A deterministic verification that runs in the environment — tests, type checks, lints, build, pre-commit hooks. Pass/fail, no judgement. The signal an agent can self-correct from without involving anyone else. A flaky test is a broken check, not a non-check; automated checks are deterministic by design.
Self-correction works as a loop. The agent makes a change, runs the check as a tool call, and the failure output lands in its context window — a type error with a file and line, a failing assertion with expected and actual values. That's enough for the agent to fix the problem and run the check again, around and around until it passes, with no human in the loop. Determinism is what makes the loop trustworthy: the same code always produces the same verdict, so a pass means something.
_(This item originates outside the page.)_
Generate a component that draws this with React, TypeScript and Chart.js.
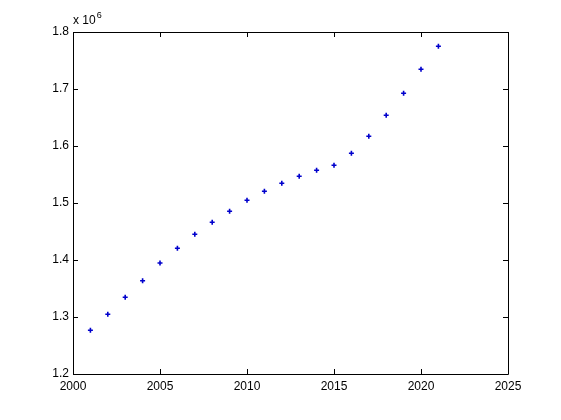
import React, { useEffect, useRef } from "react";
import { Chart, registerables } from "chart.js";

Chart.register(...registerables);

const years = [2001, 2002, 2003, 2004, 2005, 2006, 2007, 2008, 2009, 2010, 2011, 2012, 2013, 2014, 2015, 2016, 2017, 2018, 2019, 2020, 2021];
const values = [1.2767, 1.3047, 1.3346, 1.3637, 1.3947, 1.4205, 1.4451, 1.4661, 1.4854, 1.5047, 1.5205, 1.5346, 1.5468, 1.5574, 1.5661, 1.5872, 1.617, 1.6539, 1.6925, 1.7346, 1.7749];
const xTicks = [2000, 2005, 2010, 2015, 2020, 2025];
const yTicks = [1.2, 1.3, 1.4, 1.5, 1.6, 1.7, 1.8];
const exponentLabel = "x 10";
const exponentSup = "6";

const FONT = "'Liberation Sans', Arial, sans-serif";

const boxPlugin = {
  id: "matlabBox",
  afterDraw(chart: any) {
    const { ctx, chartArea } = chart;
    const { left, right, top, bottom } = chartArea;
    const xs = chart.scales.x;
    const ys = chart.scales.y;
    ctx.save();
    ctx.strokeStyle = "#000";
    ctx.lineWidth = 1;
    ctx.beginPath();
    ctx.rect(Math.round(left) + 0.5, Math.round(top) + 0.5, Math.round(right - left), Math.round(bottom - top));
    ctx.stroke();
    const tl = 5;
    ctx.beginPath();
    xTicks.forEach((v) => {
      const px = Math.round(xs.getPixelForValue(v)) + 0.5;
      ctx.moveTo(px, bottom);
      ctx.lineTo(px, bottom - tl);
      ctx.moveTo(px, top);
      ctx.lineTo(px, top + tl);
    });
    yTicks.forEach((v) => {
      const py = Math.round(ys.getPixelForValue(v)) + 0.5;
      ctx.moveTo(left, py);
      ctx.lineTo(left + tl, py);
      ctx.moveTo(right, py);
      ctx.lineTo(right - tl, py);
    });
    ctx.stroke();
    ctx.fillStyle = "#000";
    ctx.font = `12px ${FONT}`;
    ctx.textBaseline = "alphabetic";
    ctx.textAlign = "left";
    const x0 = left;
    const y0 = top - 8;
    ctx.fillText(exponentLabel, x0, y0);
    const w = ctx.measureText(exponentLabel).width;
    ctx.font = `9px ${FONT}`;
    ctx.fillText(exponentSup, x0 + w + 1, y0 - 6);
    ctx.restore();
  },
};

export default function App() {
  const ref = useRef<HTMLCanvasElement>(null);
  useEffect(() => {
    document.body.style.margin = "0";
    const chart = new Chart(ref.current!, {
      type: "scatter",
      data: {
        datasets: [
          {
            data: years.map((y, i) => ({ x: y, y: values[i] })),
            pointStyle: "cross",
            pointRadius: 2.5,
            borderWidth: 1.6,
            borderColor: "#0000cc",
            backgroundColor: "#0000cc",
            showLine: false,
          },
        ],
      },
      options: {
        responsive: false,
        animation: false,
        layout: { padding: { top: 32, right: 53, left: 0, bottom: 0 } },
        plugins: { legend: { display: false }, tooltip: { enabled: false } },
        scales: {
          x: {
            type: "linear",
            min: 2000,
            max: 2025,
            grid: { display: false, drawTicks: false },
            border: { display: false },
            afterBuildTicks: (s: any) => {
              s.ticks = xTicks.map((v) => ({ value: v }));
            },
            afterFit: (s: any) => {
              s.height = 46;
            },
            ticks: {
              padding: 5,
              color: "#000",
              font: { family: FONT, size: 12 },
              callback: (v: any) => String(v),
              maxRotation: 0,
            },
          },
          y: {
            type: "linear",
            min: 1.2,
            max: 1.8,
            grid: { display: false, drawTicks: false },
            border: { display: false },
            afterBuildTicks: (s: any) => {
              s.ticks = yTicks.map((v) => ({ value: v }));
            },
            afterFit: (s: any) => {
              s.width = 73;
            },
            ticks: {
              padding: 4,
              color: "#000",
              font: { family: FONT, size: 12 },
              callback: (v: any) => Number(v).toFixed(1),
            },
          },
        },
      },
      plugins: [boxPlugin],
    });
    return () => chart.destroy();
  }, []);
  return (
    <div style={{ width: 561, height: 420, background: "#fff" }}>
      <canvas ref={ref} width={561} height={420} style={{ display: "block" }} />
    </div>
  );
}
A flaky check poisons this — the agent "fixes" code that was fine, or retries past a real failure.
This is why good checks are a large part of a codebase's AX. An agent in a repo with strict types, a fast test suite, and a linter catches most of its own mistakes before you see them; an agent in a repo with none of those ships whatever it produces. The difference matters most in AFK runs, where checks are the only verification happening during the run. But a check only catches what it asserts — green checks mean the asserted properties hold, not that the code is right. The judgement-shaped gaps are what automated review and human review are for.
Avoid: "feedback loop" / "backpressure" — both lump checks together with review. Avoid: "test" — tests are automated checks, but not all automated checks are tests.
Usage:
"The agent keeps shipping broken code in the AFK runs."
"What automated checks are wired into the sandbox?"
"Just the unit tests."
"Add typecheck and lint — it'll self-correct from those before the PR ever lands."